Fitch Ratings s’attend à ce que les prêteurs multilatéraux restent attachés à la transition en cours en Tunisie. Toutefois, le décaissement reporté, sine die, de la tranche de 320 millions de dollars du FMI, pour des raisons de retard dans les réformes liées à la fonction publique et aux dépenses gouvernementales, “met en exergue les défis de réforme auxquels fait face le gouvernement tunisien et de nouveaux retards de réforme pourraient accroître l’incertitude des perspectives de financement de la Tunisie”, estime l’agence de notation, dans un communiqué publié sur son site, le 10 mars 2017. Elle rappelle, dans ce contexte, que les risques de financement à court terme ont été atténués par l’émission sur le marché international, d’un emprunt obligataire de 850 millions d’euros en février dernier.
Un décaissement au titre du programme tunisien de mai 2016 du FMI, équivalant à environ 320 millions de dollars, était attendu à la suite d’une revue de programme en novembre. Mais, les autorités tunisiennes ont confirmé que le paiement a été reporté en raison de retards dans un certain nombre de domaines, y compris la fonction publique et la réforme fiscale.
L’opposition politique en 2016 a entraîné le retrait du gel des salaires du secteur public dans le budget proposé pour 2017. “Nous nous attendons à ce que la masse salariale soit proche de 15% du PIB d’ici la fin de l’année”, note Fitch Ratings.
Les autorités tunisiennes ont, depuis, engagé un régime de licenciement volontaire pour les fonctionnaires, dont le gouvernement espère retirer au moins 10 000 salariés de la masse salariale publique d’ici 2020. Le gouvernement envisage également la vente d’actions, y compris dans les banques publiques.
Fitch Ratings a fait remarquer, dans son communiqué du 10 mars, que les risques de financement liés aux retards de décaissement (en raison de la non-conformité) ne peuvent pas être écartés et cela “laisse la Tunisie dépendre de financements de marché moins prévisibles ou plus chers “. Une révision réussie après la prochaine visite du FMI, attendue par le gouvernement d’ici fin mars 2017, se traduirait par un décaissement avant la fin du premier semestre de l’année.
Des emprunts équivalant à 7% du PIB en devises pour satisfaire les besoins budgétaires de la Tunisie en 2017. Selon Fitch Ratings, le déficit budgétaire atteindra 6% en 2017 et pour faire face à ses engagements d’endettement, la Tunisie doit emprunter l’équivalent de 7% de son PIB en devises étrangères (sur le marché international) et 2% du PIB sur le marché local.

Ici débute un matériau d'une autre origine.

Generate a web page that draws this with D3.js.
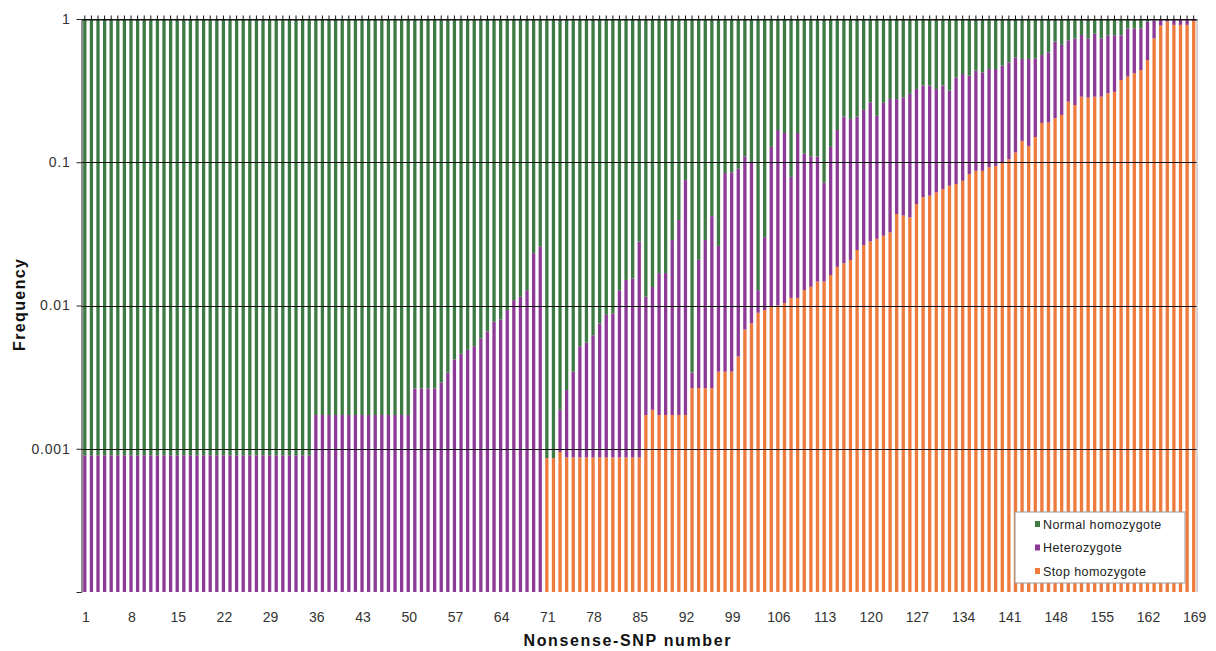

La Tunisie s’appuie principalement sur des financements multilatéraux pour couvrir l’insuffisance de financement restant, dont le FMI (environ 640 millions de dollars), la Banque mondiale (environ 500 millions de dollars), la Banque africaine de développement (environ 300 millions de dollars) et l’Union européenne (500 millions d’euros). Tous ces bailleurs de fonds pourraient prendre en considération les hésitations du FMI et son prochain verdict, dans leurs prochaines décisions et appuis financiers destinés à la Tunisie.
C’est dans cette optique que l’analyste en économie politique, Asef Ben Ammar, a écrit, dans sa lecture du communiqué de Fitch Ratings, que “l’agence de notation s’attend à ce que les prêteurs multilatéraux vont continuer à soutenir la Tunisie, mais les délais et hésitations du FMI ne peuvent que les interpeller, augmentant ainsi les risques encourus, la vulnérabilité de la situation économique et in fine les coûts de la dette (taux d’intérêt plus importants pour tenir compte des risques)”.
D’après son analyse, “les prêteurs attendent pour voir les décisions du FMI, attendu, les prochains jours à Tunis pour auditer les comptes nationaux, vérifier la gestion du gouvernement actuel”.
Fitch Ratings avait dégradé la note de la Tunisie en “B +” de “BB-” en février en raison de la faiblesse de la croissance économique et des perspectives dans le contexte des risques de sécurité accrus et des retombées sur les finances publiques et extérieures.
L’amélioration de l’appareil de sécurité du pays pourrait contribuer à la normalisation des conditions économiques.
Elle prévoit une accélération à environ 2,5% au cours des deux prochaines années à la lumière d’une hausse de la consommation privée et une reprise prévue des investissements, aidée par l’adoption d’une nouvelle loi sur les investissements en septembre 2016 et par l’élan positif généré lors de la conférence “Tunisie 2020” de l’an dernier.